Fue en ese preciso instante, cuando volví en mi misma después del frenesí de la escritura, que supe que ya nunca sería la misma.

Hasta ese momento siempre había creído que algún día sería una diseñadora de indumentaria, y que mi futuro estaría plagado de dibujos, telas y glamour. Aún cuando era ya entonces una ávida lectora, la literatura siempre se me había antojado un hobbie, un divertimento para mis tiempos de ocio.

Pero esa mañana, en esa clase llena de niños, de olores, de colores y de sonidos, miré atentamente a mi creación y supe que hasta ese momento había estado horriblemente equivocada.

Desde ese día, y hasta hoy, no puedo imaginar otra cosa que me defina mejor que la escritura.

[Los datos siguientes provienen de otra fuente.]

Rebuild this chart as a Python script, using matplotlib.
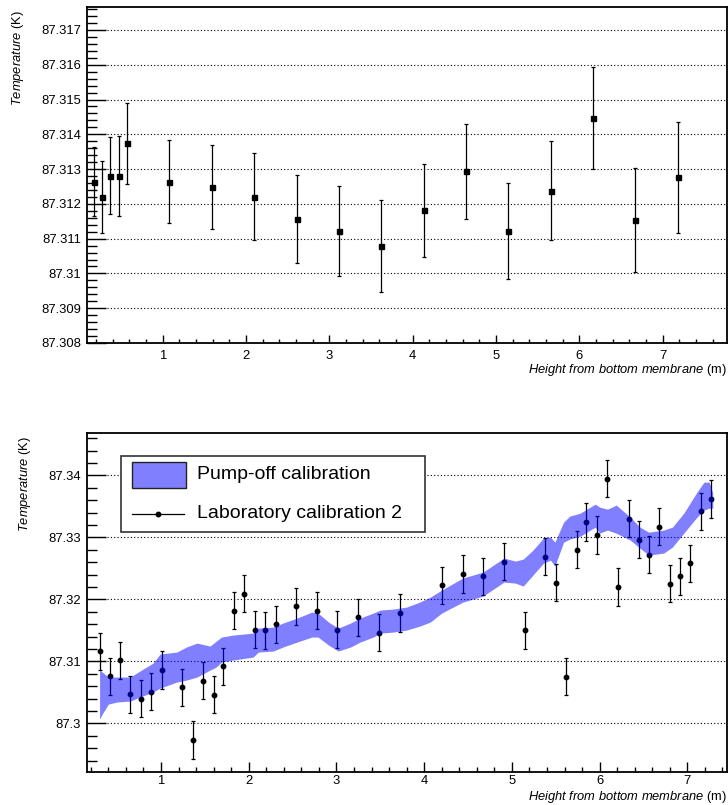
import matplotlib
matplotlib.use("Agg")
import matplotlib.pyplot as plt
from matplotlib.ticker import MultipleLocator, FuncFormatter, FixedLocator
from matplotlib.patches import Rectangle
from matplotlib.lines import Line2D

plt.rcParams['font.family'] = ['Liberation Sans', 'DejaVu Sans']
plt.rcParams['mathtext.fontset'] = 'custom'
plt.rcParams['mathtext.rm'] = 'Liberation Sans'
plt.rcParams['mathtext.it'] = 'Liberation Sans:italic'

# ---------------- data: top panel ----------------
top_x = [0.17, 0.27, 0.37, 0.47, 0.57, 1.08, 1.59, 2.10, 2.61, 3.11,
         3.62, 4.13, 4.64, 5.14, 5.66, 6.16, 6.67, 7.18]
top_y = [87.31264, 87.31219, 87.31281, 87.31281, 87.31374, 87.31264, 87.31248,
         87.31221, 87.31157, 87.31123, 87.31079, 87.31181, 87.31294, 87.31122,
         87.31238, 87.31447, 87.31153, 87.31276]
top_err = [0.00100, 0.00104, 0.00110, 0.00115, 0.00116, 0.00120, 0.00120,
           0.00124, 0.00127, 0.00129, 0.00131, 0.00134, 0.00137, 0.00139,
           0.00143, 0.00147, 0.00149, 0.00160]

# ---------------- data: bottom panel ----------------
lab_x = [0.30, 0.42, 0.53, 0.65, 0.77, 0.89, 1.01, 1.24, 1.36, 1.48, 1.60,
         1.71, 1.83, 1.95, 2.07, 2.19, 2.31, 2.54, 2.78, 3.01, 3.25, 3.49,
         3.73, 4.20, 4.44, 4.67, 4.91, 5.15, 5.38, 5.50, 5.62, 5.74, 5.85,
         5.97, 6.09, 6.21, 6.33, 6.45, 6.56, 6.68, 6.80, 6.92, 7.03, 7.16, 7.27]
lab_y = [87.3116, 87.3076, 87.3102, 87.3047, 87.3040, 87.3051, 87.3086,
         87.3058, 87.2973, 87.3069, 87.3046, 87.3092, 87.3182, 87.3209,
         87.3151, 87.3150, 87.3160, 87.3189, 87.3182, 87.3151, 87.3171,
         87.3146, 87.3178, 87.3223, 87.3241, 87.3237, 87.3261, 87.3150,
         87.3269, 87.3227, 87.3075, 87.3280, 87.3325, 87.3304, 87.3395,
         87.3220, 87.3330, 87.3296, 87.3272, 87.3317, 87.3225, 87.3237,
         87.3258, 87.3342, 87.3362]
lab_err = [0.0030, 0.0030, 0.0030, 0.0030, 0.0030, 0.0030, 0.0030,
           0.0030, 0.0030, 0.0030, 0.0030, 0.0030, 0.0030, 0.0030, 0.0030,
           0.0030, 0.0030, 0.0030, 0.0030, 0.0030, 0.0030, 0.0030, 0.0030,
           0.0030, 0.0030, 0.0030, 0.0030, 0.0030, 0.0030, 0.0030, 0.0030,
           0.0030, 0.0030, 0.0030, 0.0030, 0.0030, 0.0030, 0.0030, 0.0030,
           0.0030, 0.0030, 0.0030, 0.0030, 0.0030, 0.0030]

band_x = [0.30, 0.33, 0.40, 0.50, 0.65, 0.76, 0.91, 0.99, 1.18, 1.29, 1.41,
          1.56, 1.63, 1.69, 1.82, 2.05, 2.11, 2.28, 2.39, 2.55, 2.72, 2.79,
          2.91, 3.02, 3.16, 3.27, 3.42, 3.50, 3.65, 3.80, 3.95, 4.07, 4.20,
          4.44, 4.67, 4.91, 5.04, 5.13, 5.24, 5.36, 5.44, 5.49, 5.59, 5.66,
          5.78, 5.95, 6.00, 6.09, 6.19, 6.35, 6.46, 6.56, 6.73, 6.83, 6.96,
          7.11, 7.19, 7.25, 7.29]
band_hi = [87.30860, 87.30827, 87.30747, 87.30747, 87.30747, 87.30844, 87.30973,
           87.31118, 87.31150, 87.31231, 87.31295, 87.31247, 87.31327, 87.31392,
           87.31424, 87.31456, 87.31537, 87.31553, 87.31618, 87.31698, 87.31795,
           87.31779, 87.31634, 87.31537, 87.31618, 87.31698, 87.31779, 87.31827,
           87.31844, 87.31876, 87.31956, 87.32037, 87.32150, 87.32344, 87.32440,
           87.32666, 87.32618, 87.32650, 87.32795, 87.32989, 87.33005, 87.32924,
           87.33247, 87.33344, 87.33392, 87.33537, 87.33489, 87.33456, 87.33521,
           87.33327, 87.33166, 87.33085, 87.33118, 87.33166, 87.33392, 87.33731,
           87.33892, 87.33892, 87.33715]
band_lo = [87.30069, 87.30150, 87.30311, 87.30344, 87.30360, 87.30424, 87.30505,
           87.30569, 87.30666, 87.30698, 87.30747, 87.30860, 87.30908, 87.30989,
           87.31021, 87.31069, 87.31150, 87.31166, 87.31231, 87.31311, 87.31392,
           87.31392, 87.31263, 87.31166, 87.31231, 87.31311, 87.31392, 87.31456,
           87.31473, 87.31505, 87.31569, 87.31634, 87.31779, 87.31956, 87.32053,
           87.32279, 87.32263, 87.32215, 87.32392, 87.32585, 87.32634, 87.32537,
           87.32924, 87.32973, 87.33021, 87.33166, 87.33069, 87.33118, 87.33069,
           87.32956, 87.32827, 87.32715, 87.32747, 87.32844, 87.33069, 87.33327,
           87.33440, 87.33473, 87.33473]

legend_labels = ["Pump-off calibration", "Laboratory calibration 2"]
ylabel = r"$\mathit{Temperature}$ (K)"
xlabel = r"$\mathit{Height\ from\ bottom\ membrane}$ (m)"

W, H = 728, 805
fig = plt.figure(figsize=(W / 100, H / 100), dpi=100)

def fmt(v, pos):
    s = "%.4f" % v
    s = s.rstrip('0').rstrip('.')
    return s

def style(ax, ymajor, yminor, xmaj_len, xmin_len, xpad):
    for sp in ax.spines.values():
        sp.set_linewidth(1.3)
    ax.xaxis.set_major_locator(FixedLocator([1, 2, 3, 4, 5, 6, 7]))
    ax.xaxis.set_minor_locator(MultipleLocator(0.2))
    ax.yaxis.set_major_locator(MultipleLocator(ymajor))
    ax.yaxis.set_minor_locator(MultipleLocator(yminor))
    ax.yaxis.set_major_formatter(FuncFormatter(fmt))
    ax.xaxis.set_major_formatter(FuncFormatter(lambda v, p: "%d" % round(v)))
    ax.tick_params(axis='y', which='major', direction='in', length=13.5, width=1.0,
                   labelsize=9.4, pad=4, right=False)
    ax.tick_params(axis='y', which='minor', direction='in', length=7, width=1.0, right=False)
    ax.tick_params(axis='x', which='major', direction='in', length=xmaj_len, width=1.0,
                   labelsize=9.4, pad=xpad, top=False)
    ax.tick_params(axis='x', which='minor', direction='in', length=xmin_len, width=1.0, top=False)
    ax.grid(True, axis='y', which='major', linestyle=(0, (1, 2)), color='black', linewidth=0.8)
    ax.grid(False, axis='x')

# ---------------- top panel ----------------
ax1 = fig.add_axes([87 / W, 1 - 343 / H, 640 / W, 336 / H])
ax1.errorbar(top_x, top_y, yerr=top_err, fmt='s', color='black', markersize=3.6,
             elinewidth=0.9, capsize=1.2, capthick=0.9, zorder=3)
ax1.set_xlim(0.092, 7.77)
ax1.set_ylim(87.308, 87.31766)
style(ax1, 0.001, 0.0002, 5.5, 2.6, 5)
ax1.text(1.0, -27 / 336, xlabel, transform=ax1.transAxes, ha='right', va='center',
         fontsize=9.3)
ax1.text(-0.108, 0.99, ylabel, transform=ax1.transAxes, ha='center', va='top',
         rotation=90, fontsize=9.3)

# ---------------- bottom panel ----------------
ax2 = fig.add_axes([86.7 / W, 1 - 772.3 / H, 640 / W, 339 / H])
ax2.errorbar(lab_x, lab_y, yerr=lab_err, fmt='o', color='black', markersize=3.2,
             elinewidth=0.9, capsize=1.2, capthick=0.9, zorder=2)
ax2.fill_between(band_x, band_lo, band_hi, color='blue', alpha=0.5, linewidth=0,
                 zorder=3)
ax2.set_xlim(0.153, 7.449)
ax2.set_ylim(87.2921, 87.3468)
style(ax2, 0.01, 0.002, 7.2, 3.6, 2.2)
ax2.text(1.0, -24.5 / 339, xlabel, transform=ax2.transAxes, ha='right', va='center',
         fontsize=9.3)
ax2.text(-0.0964, 0.99, ylabel, transform=ax2.transAxes, ha='center', va='top',
         rotation=90, fontsize=9.3)

# legend (drawn by hand in axes fraction)
box = Rectangle((0.0531, 0.708), 0.5286 - 0.0531, 0.933 - 0.708, transform=ax2.transAxes,
                facecolor='white', edgecolor='#333333', linewidth=1.2, zorder=5)
ax2.add_patch(box)
patch = Rectangle((0.0713, 0.8378), 0.1547 - 0.0713, 0.9162 - 0.8378,
                  transform=ax2.transAxes, facecolor='#8080ff', edgecolor='#222222',
                  linewidth=1.0, zorder=6)
ax2.add_patch(patch)
ax2.add_line(Line2D([0.0713, 0.1525], [0.7628, 0.7628], transform=ax2.transAxes,
                    color='black', linewidth=0.9, zorder=6))
ax2.add_line(Line2D([0.1119], [0.7628], transform=ax2.transAxes, marker='o',
                    markersize=3.2, color='black', zorder=7))
ax2.text(0.1723, 0.877, legend_labels[0], transform=ax2.transAxes, ha='left',
         va='center', fontsize=14, zorder=7)
ax2.text(0.1723, 0.7628, legend_labels[1], transform=ax2.transAxes, ha='left',
         va='center', fontsize=14, zorder=7)

fig.savefig("out.png", dpi=100)
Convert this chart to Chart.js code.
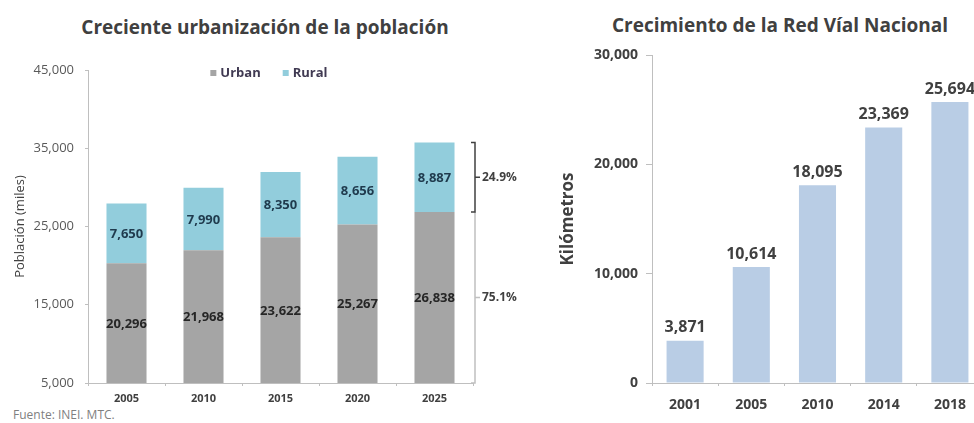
<!DOCTYPE html>
<html>
<head>
<meta charset="utf-8">
<script src="https://cdn.jsdelivr.net/npm/chart.js@4.4.1/dist/chart.umd.min.js"></script>
<style>
  html, body { margin: 0; padding: 0; background: #fff; overflow: hidden; width: 974px; height: 423px; }
  .title { position: absolute; font-family: 'Open Sans', sans-serif; font-weight: bold; font-size: 19px;
           line-height: 22px; color: #404040; white-space: nowrap; transform: translateX(-50%); }
  .source { position: absolute; left: 13px; top: 407px; font-family: 'Open Sans', sans-serif;
            font-size: 12px; line-height: 16px; color: #7f7f7f; white-space: nowrap; }
  canvas { position: absolute; top: 0; }
</style>
</head>
<body>
<div class="title" style="left:265px; top:16px;">Creciente urbanización de la población</div>
<div class="title" style="left:780px; top:14px;">Crecimiento de la Red Víal Nacional</div>
<div class="source">Fuente: INEI. MTC.</div>
<canvas id="pop" width="530" height="423" style="left:0px;"></canvas>
<canvas id="road" width="480" height="423" style="left:520px;"></canvas>
<script>
// data
const popYears = ["2005", "2010", "2015", "2020", "2025"];
const urbanValues = [20296, 21968, 23622, 25267, 26838];
const ruralValues = [7650, 7990, 8350, 8656, 8887];
const popTicks = [5000, 15000, 25000, 35000, 45000];

const roadYears = ["2001", "2005", "2010", "2014", "2018"];
const roadKm = [3871, 10614, 18095, 23369, 25694];
const roadTicks = [0, 10000, 20000, 30000];

Chart.defaults.font.family = "'Open Sans', sans-serif";
Chart.defaults.color = "#404040";

function fmt(v) {
  return Number(v).toLocaleString("en-US");
}

// labels inside the stacked bars, centred on the visible part of each segment
const stackLabels = {
  id: "stackLabels",
  afterDatasetsDraw(chart) {
    const ctx = chart.ctx;
    const area = chart.chartArea;
    ctx.save();
    ctx.font = "bold 13px 'Open Sans', sans-serif";
    ctx.textAlign = "center";
    ctx.textBaseline = "middle";
    chart.data.datasets.forEach(function (ds, di) {
      const meta = chart.getDatasetMeta(di);
      meta.data.forEach(function (bar, i) {
        const bottom = Math.min(bar.base, area.bottom);
        ctx.fillStyle = di === 0 ? "#262626" : "#1f3a4d";
        ctx.fillText(fmt(ds.data[i]), bar.x, (bar.y + bottom) / 2 + 1);
      });
    });
    ctx.restore();
  }
};

// legend drawn inside the plot, at the height of the top tick
const innerLegend = {
  id: "innerLegend",
  afterDraw(chart) {
    const ctx = chart.ctx;
    const area = chart.chartArea;
    ctx.save();
    ctx.font = "bold 13px 'Open Sans', sans-serif";
    ctx.textBaseline = "middle";
    const items = chart.data.datasets;
    const box = 6, gap = 4, spacing = 22;
    let total = 0;
    items.forEach(function (ds, i) {
      total += box + gap + ctx.measureText(ds.label).width + (i ? spacing : 0);
    });
    let x = area.left + area.width * 0.47 - total / 2;
    const y = area.top + 3;
    items.forEach(function (ds, i) {
      if (i) x += spacing;
      ctx.fillStyle = ds.backgroundColor;
      ctx.fillRect(x, y - box / 2, box, box);
      x += box + gap;
      ctx.fillStyle = "#403a52";
      ctx.fillText(ds.label, x, y);
      x += ctx.measureText(ds.label).width;
    });
    ctx.restore();
  }
};

// bracket with the urban / rural shares of the last year
const shareBracket = {
  id: "shareBracket",
  afterDraw(chart) {
    const ctx = chart.ctx;
    const y = chart.scales.y;
    const area = chart.chartArea;
    const last = urbanValues.length - 1;
    const urban = urbanValues[last], rural = ruralValues[last];
    const total = urban + rural;
    const yTop = y.getPixelForValue(total);
    const yMid = y.getPixelForValue(urban);
    const yBot = area.bottom;
    const x = area.right + 2;
    ctx.save();
    ctx.strokeStyle = "#c0c0c0";
    ctx.lineWidth = 1.5;
    ctx.beginPath();
    ctx.moveTo(x, yMid);
    ctx.lineTo(x, yBot);
    ctx.lineTo(x - 4, yBot);
    ctx.moveTo(x, (yMid + yBot) / 2);
    ctx.lineTo(x + 5, (yMid + yBot) / 2);
    ctx.stroke();
    ctx.strokeStyle = "#404040";
    ctx.beginPath();
    ctx.moveTo(x - 4, yTop);
    ctx.lineTo(x, yTop);
    ctx.lineTo(x, yMid);
    ctx.lineTo(x - 4, yMid);
    ctx.moveTo(x, (yTop + yMid) / 2);
    ctx.lineTo(x + 5, (yTop + yMid) / 2);
    ctx.stroke();
    ctx.fillStyle = "#404040";
    ctx.font = "bold 12px 'Open Sans', sans-serif";
    ctx.textBaseline = "middle";
    ctx.fillText((rural / total * 100).toFixed(1) + "%", x + 7, (yTop + yMid) / 2);
    ctx.fillText((urban / total * 100).toFixed(1) + "%", x + 7, (yMid + yBot) / 2);
    ctx.restore();
  }
};

// value labels above the single bars
const topLabels = {
  id: "topLabels",
  afterDatasetsDraw(chart) {
    const ctx = chart.ctx;
    ctx.save();
    ctx.font = "bold 16px 'Open Sans', sans-serif";
    ctx.fillStyle = "#404040";
    ctx.textAlign = "center";
    ctx.textBaseline = "bottom";
    const meta = chart.getDatasetMeta(0);
    meta.data.forEach(function (bar, i) {
      ctx.fillText(fmt(chart.data.datasets[0].data[i]), bar.x, bar.y - 5);
    });
    ctx.restore();
  }
};

new Chart(document.getElementById("pop").getContext("2d"), {
  type: "bar",
  data: {
    labels: popYears,
    datasets: [
      { label: "Urban", data: urbanValues, backgroundColor: "#a5a5a5" },
      { label: "Rural", data: ruralValues, backgroundColor: "#92cddc" }
    ]
  },
  options: {
    responsive: false,
    animation: false,
    layout: { padding: { top: 70, right: 57, left: 0, bottom: 0 } },
    datasets: { bar: { barPercentage: 0.52, categoryPercentage: 1 } },
    plugins: { legend: { display: false }, tooltip: { enabled: false } },
    scales: {
      x: {
        stacked: true,
        grid: { drawOnChartArea: false, tickLength: 3, color: "#bfbfbf" },
        border: { color: "#bfbfbf" },
        ticks: { font: { size: 11, weight: "bold" }, color: "#404040", padding: 6 },
        afterFit(scale) { scale.height = 40; }
      },
      y: {
        stacked: true,
        min: 5000,
        max: 45000,
        afterBuildTicks(scale) { scale.ticks = popTicks.map(v => ({ value: v })); },
        grid: { drawOnChartArea: false, tickLength: 3, color: "#bfbfbf" },
        border: { color: "#bfbfbf" },
        ticks: { font: { size: 13 }, color: "#595959", padding: 11, callback: v => fmt(v) },
        title: { display: true, text: "Población (miles)", font: { size: 13 }, color: "#404040",
                 padding: { top: 12, bottom: 0 } },
        afterFit(scale) { scale.width = 88; }
      }
    }
  },
  plugins: [stackLabels, innerLegend, shareBracket]
});

new Chart(document.getElementById("road").getContext("2d"), {
  type: "bar",
  data: {
    labels: roadYears,
    datasets: [{ label: "Kilómetros", data: roadKm, backgroundColor: "#b9cde5" }]
  },
  options: {
    responsive: false,
    animation: false,
    layout: { padding: { top: 55, right: 17, left: 0, bottom: 0 } },
    datasets: { bar: { barPercentage: 0.56, categoryPercentage: 1 } },
    plugins: { legend: { display: false }, tooltip: { enabled: false } },
    scales: {
      x: {
        grid: { drawOnChartArea: false, tickLength: 3, color: "#bfbfbf" },
        border: { color: "#bfbfbf" },
        ticks: { font: { size: 14, weight: "bold" }, color: "#404040", padding: 11 },
        afterFit(scale) { scale.height = 40; }
      },
      y: {
        min: 0,
        max: 30000,
        afterBuildTicks(scale) { scale.ticks = roadTicks.map(v => ({ value: v })); },
        grid: { drawOnChartArea: false, tickLength: 6, color: "#bfbfbf" },
        border: { color: "#bfbfbf" },
        ticks: { font: { size: 14, weight: "bold" }, color: "#404040", padding: 8, callback: v => fmt(v) },
        title: { display: true, text: "Kilómetros", font: { size: 17, weight: "bold" }, color: "#404040",
                 padding: { top: 38, bottom: 0 } },
        afterFit(scale) { scale.width = 132; }
      }
    }
  },
  plugins: [topLabels]
});
</script>
</body>
</html>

Escribir es mi momento más pleno, más feliz y más determinante. Es tiempo que no transcurre, que no se dilata, que no se lamenta haber perdido. Son segundos, y minutos, y horas que son solo míos. No hay instante en que me sienta más yo misma que cuando escribo, ni droga más adictiva para mi mente que la embriaguez que produce la inspiración espontánea, esa necesidad de plasmar que te carcome los huesos y te contrae la conciencia, como un sonido chirriante y constante al fondo de la mente que solo se detendrá cuando emerja de mi cabeza y encuentre sus rutas a través de mis dedos, convertido en palabras.

No hay momento más increíble y más fabuloso como individuo que ese en que uno descubre su razón de ser, su don, eso que lo define como persona.

Hace muchos años que no veo a María Isabel. Más de los que puedo precisar. No estoy segura de si aún está al frente de un salón de clases o si su vida la ha llevado por otros rumbos.

Me gustaría pensar que todavía enseña, que sigue levantándose cada mañana con el propósito de cultivar y motivar alguna mente infantil. Ruego que no se haya dejado vencer y corromper por los obstáculos, la desesperanza y las angustias del sistema educativo. Espero que no haya perdido ese espíritu desafiante que la hizo inolvidable para mi.

Nunca tuve la oportunidad de decirle lo que causó en mi, probablemente porque fui capaz de vislumbrar la magnitud del momento muchos años después.

Tal vez un día, por alguna gracia del destino, pueda publicar un libro de mi autoría y dedicárselo a María Isabel.

Porque se lo merece.

Pero sobre todo, porque quiero que sepa que todos sus esfuerzos no fueron en vano.

En ese salón de clases, en una ciudad anónima, entre otra treintena de niños chillones, su entusiasmo fue un faro que cambió mi vida para siempre.